There will be a protracted legal process to follow in which I and others will describe Tom as a gentleman who did not and would never do these things and the complainant will say otherwise. Ample evidence will be provided showing that Tom is, in fact, innocent of the accusations. I suggest there is more to this story than just a he-said/she-said argument, but rather that the timing of the charges — some 18 months after the ending of this previous relationship during a re-election campaign — is notably suspicious and probably all you need to know about the truth of the matter. The rest will be in the papers. Believe me, it will. And I suppose that’s what I’m getting at. I’m just plain sad that a guy like Tom gets sent up in the court of public opinion as another Iron Range cad when he’s, in fact, a good deal more progressive and deferential to gender relations than 90 percent of the political structure here. Most people who truly know the Iron Range know what I’m talking about: the off-color remarks, subtle chauvinism, and old boys network that come to characterize the aging political structures of such locales. Tom has always been different to me, at least since I’ve known him when we began a friendship that spans two and a half generations of the Iron Range experience. And the forces that win if Tom goes down on false charges, forces that know no political affiliation, are not the forces that bring the Iron Range forward, upward or anywhere close to where it needs to go to survive beyond the next bust, which looms with a Cheshire cat grin on the horizon.

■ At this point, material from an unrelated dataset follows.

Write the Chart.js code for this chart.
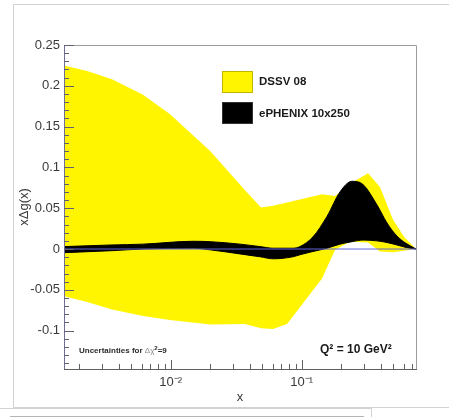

Tom Anzelc and I have talked almost every day since 2006. When the phone rings, my 3-year-old twin boys reflexively say “It’s Tom.” We’ve talked for hundreds of hours, hundreds, mostly about politics, but also sometimes about other things. At no point has Tom ever used a disparaging word about women. At no point has he blared with the “big man” bravado I hear sometimes from others I know. That’s just not Tom. A couple times he’s remarked he should have broken off this past relationship sooner than he did. I think that is now a well established fact. The rest of the facts, including the ultimate truth, will emerge soon enough. You know, we do have more important business ahead — all of us, of all ideologies. I am sticking with my friend Tom Anzelc. The rest of it will be corrected by the long arm of time and history, which will fix us all in our rightful places.

Comments

  1. Truer words could not have been said about my father, Tom Anzelc, a kind and gentle man. As the father of 3 daughters and the grandfather of 3 granddaughters and one grandson, he is honored by all of the women in his life, including our mom who is in our hearts, as he treats us as if we walk on water.

    Tracy Nielsen

  2. Thank you for supporting my father – he thinks the world of you. It is so frustrating to see him have to deal with such absurd accusations. As the father of three daughters he has spent his years in public service fighting for womens rights and protection. He raised my sisters and I to believe we could do and be anything and everything. The truth will prevail.